Helping Ease Infant Carsickness
“Please help! Our one-year-old gets sick every time we drive somewhere. It started just after she turned one but before we turned her car seat around. We figured that if we turned the car seat to face forward that would solve the problem, but it hasn’t. The car seat is situated in the back seat on the passenger side, as it will not attached properly in the center of the back seat. We don’t want to ‘medicate’ her every time we go to the store, but wouldn’t mind doing that for long trips. (For treating infant carsickness can we use benadryl? — Isn’t benadryl the same as Dramamine?) We need help for our everyday running around short of buying a new car so that we can put the car seat in the center of the back seat?”
Dr. Jim’s Advice
Of course, the middle of the back seat is the safest place for a car seat, so anything you can do to put it there would be nice. Also, it can help to look out the front window from the center of the back. Dramamine is safe for treating infant carsickness in 2 year-olds and up. Benadryl is similar (but not the same) and would be safe to try. Below are some more tips on dealing with infant carsickness. If this becomes a persistent problem, an occupation therapist specializing in sensory integration might be able to help. An OT could test her vestibular system (this is where motion sickness comes from) and possibly show you some exercises to strengthen this system. To find an OT that could do this, visit American Occupational Therapy Association, Sensory Integration Special Interest Section: www.aota.org.
What is Motion Sickness, Anyway?
Motion sickness results from a conflict between the eye and ear: the inner ears detect that the car is moving, but the eyes– focused within the car– do not. The brain gets mixed signals, and nausea results. Usually your child will first complain that she feels queasy– allowing some time to fix the situation before actual vomiting starts. It is easier to prevent infant carsickness than it is to stop it once it starts.
Tips to Prevent Infant Carsickness:
- Focus on the Horizon
- Encourage your child to focus on a distant point outside the car.
- Play car games like “I Spy” that get the child to look outside.
- Bring along audiobooks or music your child can listen to while looking out the window.
- Limit activities such as reading or playing hand-held video games, where the eyes stay focused within the car.
- For toddlers in car-seats, position the seat so that the child can see outside.
- Avoid Rear Seats
- Avoid the rear-most seat in a van – kids seem to feel the van’s motion more in the rear seat.
- Facing backwards is to be avoided, too.
- Fresh Air
- A child on the verge of queasiness may feel better if the window is open.
- Also, no one should be smoking in a vehicle with kids inside!
- Also avoid strong-smelling foods or snacks.
- Settle the Stomach
- A baby fighting infant carsickness may feel better if he munches on a dry cracker.

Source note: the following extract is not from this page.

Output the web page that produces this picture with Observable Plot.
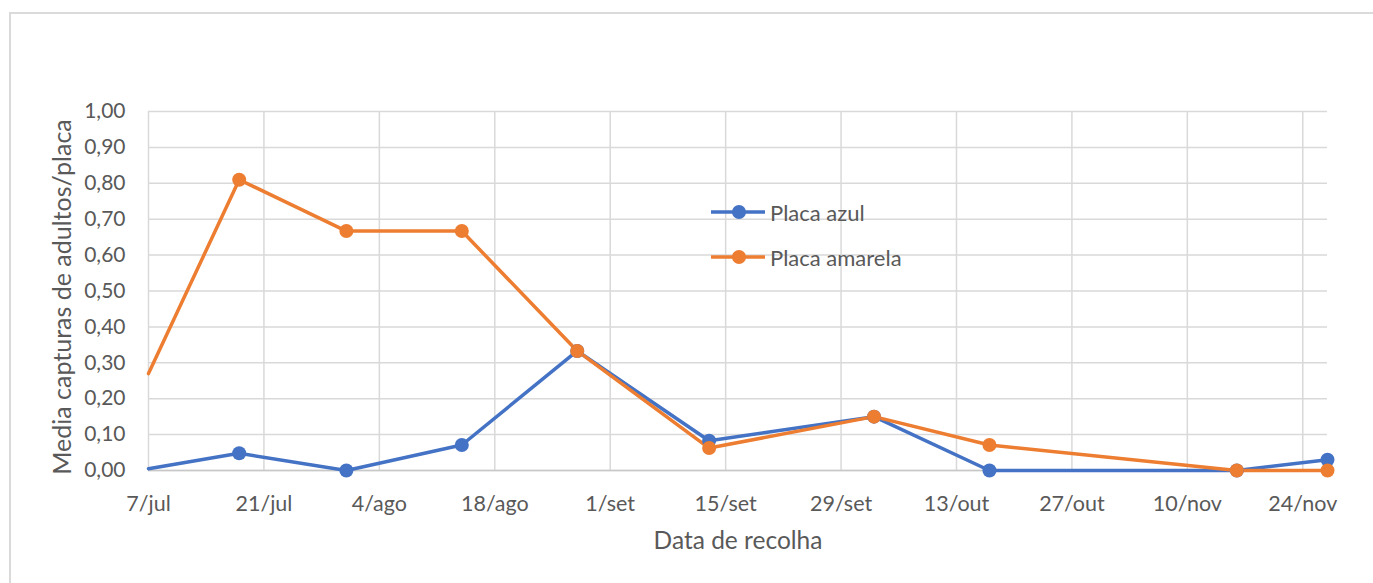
<!DOCTYPE html>
<html><head><meta charset="utf-8">
<script src="https://cdn.jsdelivr.net/npm/d3@7"></script>
<script src="https://cdn.jsdelivr.net/npm/@observablehq/plot@0.6"></script>
<style>
body{margin:0;background:#fff;}
#wrap{position:relative;width:1373px;height:583px;overflow:hidden;font-family:Lato,sans-serif;background:#fff;}
#frame{position:absolute;left:9px;top:12px;width:1400px;height:700px;border-left:2px solid #dadada;border-top:2px solid #dadada;}
#chart{position:absolute;left:0;top:0;}
.leg{position:absolute;display:flex;align-items:center;font-size:22px;color:#595959;height:24px;}
.leg span{margin-left:5px;white-space:nowrap;}
</style></head><body>
<div id="wrap"><div id="frame"></div><div id="chart"></div><div id="legend"></div></div>
<script>
// Collection dates and series values (mean adult captures per plate)
const dates = ["2021-07-07","2021-07-18","2021-07-31","2021-08-14","2021-08-28","2021-09-13","2021-10-03","2021-10-17","2021-11-16","2021-11-27"];
const placaAzul    = [0.005, 0.048, 0.000, 0.071, 0.333, 0.083, 0.150, 0.000, 0.000, 0.030];
const placaAmarela = [0.270, 0.810, 0.667, 0.667, 0.333, 0.0625, 0.150, 0.071, 0.000, 0.000];
const seriesNames  = ["Placa azul", "Placa amarela"];
const seriesColors = ["#4472C4", "#ED7D31"];
const xTickDates  = ["2021-07-07","2021-07-21","2021-08-04","2021-08-18","2021-09-01","2021-09-15","2021-09-29","2021-10-13","2021-10-27","2021-11-10","2021-11-24"];
const xTickLabels = ["7/jul","21/jul","4/ago","18/ago","1/set","15/set","29/set","13/out","27/out","10/nov","24/nov"];
const yTicks = [0,0.1,0.2,0.3,0.4,0.5,0.6,0.7,0.8,0.9,1.0];
const xDomain = ["2021-07-07","2021-11-27"];
const xTitle = "Data de recolha";
const yTitle = "Media capturas de adultos/placa";

const parse = d3.utcParse("%Y-%m-%d");
const rows = [];
[placaAzul, placaAmarela].forEach((vals, s) => {
  vals.forEach((v, i) => rows.push({serie: seriesNames[s], date: parse(dates[i]), value: v, idx: i}));
});
const tickD = xTickDates.map(parse);
const labelOf = new Map(tickD.map((d, i) => [+d, xTickLabels[i]]));

const chart = Plot.plot({
  width: 1373, height: 583,
  marginLeft: 148, marginRight: 46, marginTop: 111, marginBottom: 113,
  style: {fontFamily: "Lato, sans-serif", fontSize: "21px", color: "#595959", background: "transparent", overflow: "visible"},
  x: {type: "utc", domain: xDomain.map(parse)},
  y: {domain: [0, 1]},
  color: {domain: seriesNames, range: seriesColors},
  marks: [
    Plot.gridY(yTicks, {stroke: "#d9d9d9", strokeOpacity: 1, strokeWidth: 1.5}),
    Plot.gridX(tickD, {stroke: "#d9d9d9", strokeOpacity: 1, strokeWidth: 1.5}),
    Plot.ruleY([0], {stroke: "#c8c8c8", strokeWidth: 1.5}),
    Plot.axisY(yTicks, {tickSize: 0, tickPadding: 23, label: null, tickFormat: d => d.toFixed(2).replace(".", ","), fontSize: 21}),
    Plot.axisX(tickD, {tickSize: 0, tickPadding: 25, label: null, tickFormat: d => labelOf.get(+d), fontSize: 21.5}),
    Plot.line(rows, {x: "date", y: "value", z: "serie", stroke: "serie", strokeWidth: 3.5, curve: "linear"}),
    Plot.dot(rows.filter(r => r.idx > 0), {x: "date", y: "value", fill: "serie", r: 7, stroke: "none"}),
    Plot.text([xTitle], {frameAnchor: "bottom", dy: 71, lineAnchor: "middle", fontSize: 24.5, fill: "#595959"}),
    Plot.text([yTitle], {frameAnchor: "left", textAnchor: "middle", dx: -86, dy: 6, rotate: -90, lineAnchor: "middle", fontSize: 25, fill: "#595959"})
  ]
});
document.getElementById("chart").appendChild(chart);

const legend = document.getElementById("legend");
seriesNames.forEach((name, i) => {
  const row = document.createElement("div");
  row.className = "leg";
  row.style.left = "711px";
  row.style.top = (200 + i * 45) + "px";
  row.innerHTML = `<svg width="54" height="24"><line x1="0" x2="54" y1="12" y2="12" stroke="${seriesColors[i]}" stroke-width="3.5"/><circle cx="28" cy="12" r="7" fill="${seriesColors[i]}"/></svg><span>${name}</span>`;
  legend.appendChild(row);
});
</script>
</body></html>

- An empty stomach is not best for avoiding infant carsickness.
- Avoid greasy and hard-to-digest food.
- Smoother Driving
- The less braking and swaying the better.
- A suspension system in poor shape can make things worse.
- FREQUENT STOPS!
- Plan enough time on your trip to stop and let your kids get out of the car.

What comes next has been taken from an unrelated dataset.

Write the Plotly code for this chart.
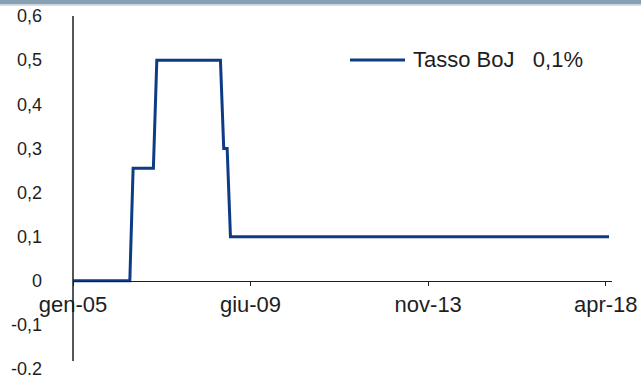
import plotly.graph_objects as go

# Tasso ufficiale BoJ: punti mensili in cui la serie cambia livello
dates = ["2005-01-01", "2006-06-01", "2006-07-01", "2007-01-01", "2007-02-01",
         "2008-09-01", "2008-10-01", "2008-11-01", "2008-12-01", "2018-05-01"]
rates = [0, 0, 0.255, 0.255, 0.5, 0.5, 0.3, 0.3, 0.1, 0.1]

x_tick_dates = ["2005-01-01", "2009-06-01", "2013-11-01", "2018-04-01"]
x_tick_labels = ["gen-05", "giu-09", "nov-13", "apr-18"]

y_tick_values = [-0.2, -0.1, 0, 0.1, 0.2, 0.3, 0.4, 0.5, 0.6]
y_tick_labels = ["-0.2", "-0,1", "0", "0,1", "0,2", "0,3", "0,4", "0,5", "0,6"]

series_name = "Tasso BoJ   0,1%"

W, H = 641, 378
M = dict(l=73, r=29, t=16, b=9)
PLOT_W = W - M["l"] - M["r"]
PLOT_H = H - M["t"] - M["b"]
Y_RANGE = [-0.2, 0.6]
X_RANGE = ["2005-01-01", "2018-05-28"]

LINE = "#0d3c84"
INK = "#1e1e1e"
FONT = "Liberation Sans, Arial, sans-serif"


def paper_x(px):
    return (px - M["l"]) / PLOT_W


def paper_y(py):
    return (H - M["b"] - py) / PLOT_H


fig = go.Figure()
fig.add_trace(go.Scatter(
    x=dates, y=rates, mode="lines", name=series_name,
    line=dict(color=LINE, width=3), showlegend=False, hoverinfo="skip",
))

shapes = [
    # fascia del titolo in alto
    dict(type="rect", xref="paper", yref="paper",
         x0=paper_x(0), x1=paper_x(W), y0=paper_y(4.4), y1=paper_y(-2),
         fillcolor="#87a0b4", line_width=0, layer="above"),
    dict(type="rect", xref="paper", yref="paper",
         x0=paper_x(0), x1=paper_x(W), y0=paper_y(5.8), y1=paper_y(4.4),
         fillcolor="#c9d5df", line_width=0, layer="above"),
    # asse verticale
    dict(type="line", xref="paper", yref="y", x0=0, x1=0, y0=-0.182, y1=0.6,
         line=dict(color=INK, width=1.5)),
    # campione della legenda
    dict(type="line", xref="paper", yref="paper",
         x0=paper_x(350), x1=paper_x(405), y0=paper_y(60), y1=paper_y(60),
         line=dict(color=LINE, width=3)),
]

fig.update_layout(
    width=W, height=H,
    margin=dict(l=M["l"], r=M["r"], t=M["t"], b=M["b"], pad=0),
    paper_bgcolor="white", plot_bgcolor="white",
    font=dict(family=FONT, color=INK),
    shapes=shapes,
    annotations=[dict(
        text=series_name, xref="paper", yref="paper",
        x=paper_x(411), y=paper_y(59), xanchor="left", yanchor="middle",
        showarrow=False, font=dict(family=FONT, size=22, color=INK),
    )],
    xaxis=dict(
        type="date", range=X_RANGE, automargin=False,
        tickmode="array", tickvals=x_tick_dates, ticktext=x_tick_labels,
        ticks="outside", ticklen=4, tickwidth=1.3, tickcolor=INK,
        showline=True, linecolor=INK, linewidth=1.3,
        anchor="free", position=(0 - Y_RANGE[0]) / (Y_RANGE[1] - Y_RANGE[0]),
        showgrid=False, zeroline=False,
        tickfont=dict(family=FONT, size=22, color=INK),
    ),
    yaxis=dict(
        range=Y_RANGE, automargin=False,
        tickmode="array", tickvals=y_tick_values, ticktext=y_tick_labels,
        ticks="", showline=False, showgrid=False, zeroline=False,
        ticklabelstandoff=30, ticklabeloverflow="allow",
        tickfont=dict(family=FONT, size=18, color=INK),
    ),
)

fig.write_html("out.html")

- Watch for Early Signs of Infant Carsickness
- Look for signs your baby is feeling sick or dizzy. Pay attention if she loses her appetite, or appears pale or sweaty.
Here are Some Additional Tips:
- Peppermints candies. Keep a supply in the car.

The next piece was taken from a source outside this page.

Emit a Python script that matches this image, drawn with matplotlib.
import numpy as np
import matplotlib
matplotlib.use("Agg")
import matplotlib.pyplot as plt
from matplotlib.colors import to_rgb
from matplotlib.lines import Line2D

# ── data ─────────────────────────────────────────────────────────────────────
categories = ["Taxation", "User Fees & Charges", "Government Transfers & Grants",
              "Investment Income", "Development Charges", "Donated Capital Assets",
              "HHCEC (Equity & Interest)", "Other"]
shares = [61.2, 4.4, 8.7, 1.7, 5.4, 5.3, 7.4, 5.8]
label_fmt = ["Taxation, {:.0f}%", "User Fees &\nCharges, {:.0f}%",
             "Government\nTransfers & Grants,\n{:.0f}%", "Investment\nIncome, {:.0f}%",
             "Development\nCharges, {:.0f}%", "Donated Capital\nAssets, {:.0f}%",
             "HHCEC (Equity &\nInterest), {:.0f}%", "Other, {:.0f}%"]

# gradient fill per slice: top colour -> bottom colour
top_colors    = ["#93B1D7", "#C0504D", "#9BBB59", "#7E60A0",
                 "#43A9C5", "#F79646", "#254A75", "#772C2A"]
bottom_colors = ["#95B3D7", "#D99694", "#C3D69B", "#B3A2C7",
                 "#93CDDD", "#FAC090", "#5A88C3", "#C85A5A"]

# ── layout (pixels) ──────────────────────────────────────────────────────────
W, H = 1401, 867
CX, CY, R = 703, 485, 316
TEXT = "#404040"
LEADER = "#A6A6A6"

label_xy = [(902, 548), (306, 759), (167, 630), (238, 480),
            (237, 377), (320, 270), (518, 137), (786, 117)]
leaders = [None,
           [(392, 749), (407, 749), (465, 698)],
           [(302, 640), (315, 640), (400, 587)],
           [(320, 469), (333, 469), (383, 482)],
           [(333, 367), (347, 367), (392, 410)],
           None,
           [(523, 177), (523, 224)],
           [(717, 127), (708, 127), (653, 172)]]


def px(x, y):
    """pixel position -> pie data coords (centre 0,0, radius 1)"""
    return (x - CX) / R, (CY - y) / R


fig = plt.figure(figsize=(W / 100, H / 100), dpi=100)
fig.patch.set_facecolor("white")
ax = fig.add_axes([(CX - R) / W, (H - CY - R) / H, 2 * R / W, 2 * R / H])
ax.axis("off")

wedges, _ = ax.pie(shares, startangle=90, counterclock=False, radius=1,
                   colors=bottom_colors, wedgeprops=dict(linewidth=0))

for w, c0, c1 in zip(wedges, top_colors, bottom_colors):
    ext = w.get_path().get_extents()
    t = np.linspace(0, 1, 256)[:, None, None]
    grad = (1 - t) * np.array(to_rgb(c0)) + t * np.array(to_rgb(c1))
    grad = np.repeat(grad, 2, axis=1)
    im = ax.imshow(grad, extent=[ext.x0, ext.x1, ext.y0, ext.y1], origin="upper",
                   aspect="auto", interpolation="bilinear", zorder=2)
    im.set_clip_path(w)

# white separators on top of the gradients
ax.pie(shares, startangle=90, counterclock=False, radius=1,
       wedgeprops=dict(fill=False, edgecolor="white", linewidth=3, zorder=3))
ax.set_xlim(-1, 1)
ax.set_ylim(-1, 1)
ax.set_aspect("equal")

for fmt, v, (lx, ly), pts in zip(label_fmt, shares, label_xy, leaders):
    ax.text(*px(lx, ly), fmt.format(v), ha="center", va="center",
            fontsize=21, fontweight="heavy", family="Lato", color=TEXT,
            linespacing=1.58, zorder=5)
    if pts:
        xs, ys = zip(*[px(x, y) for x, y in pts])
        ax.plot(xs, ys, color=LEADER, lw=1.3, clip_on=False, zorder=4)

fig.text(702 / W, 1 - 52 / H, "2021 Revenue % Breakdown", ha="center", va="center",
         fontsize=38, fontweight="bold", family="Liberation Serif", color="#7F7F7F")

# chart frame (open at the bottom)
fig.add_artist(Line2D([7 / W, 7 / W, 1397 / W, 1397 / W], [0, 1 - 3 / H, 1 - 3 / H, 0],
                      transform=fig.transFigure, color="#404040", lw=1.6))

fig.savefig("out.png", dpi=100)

- Ginger snap cookies. Eat a couple before you start the trip and then periodically during the trip.
- Avoid reading in the car, particularly on winding bumpy roads. Be sure to keep eye focus mainly to front.
- Use Seabands, which are wristbands with a small round metal button that presses into the inside of each wrist. They are tight & work by acupressure. My wife swears by them!
- Place the child in the middle of the backseat so they can see out the front, rather than the sides, which can appear as a blur.
- Pick a spot as far away as you can see and just focus on that for a few minutes; not the road whizzing by.
- Breath deep through your mouth, not your nose.
- Stick your hand out the window, just a little bit; the fresh air blowing on your hand can help.
- Keep an empty large Tupperware containers in the car with a cover, so that in case of an infant carsickness accident, you can re-cover the tub until you reach a place you can empty and rinse it out.
- Keep plenty of lollipops on hand.
- A cool face cloth. The minute someone feels that urge come on, hand them a peppermint and have them place the cool face cloth on their forehead.
- An ice pack applied to the back of the neck — ten minutes on, ten minutes off — works wonders.
- Take Benadryl or Dramamine 1-1/2 hour prior to drive. Don’t wait until you are already on the road or it will be too late.
- Keep a bottle of Febreeze to get rid of infant carsickness accident odors.
- Never travel without a big tub of wet wipes!
- Keep an extra change of clothing in the car.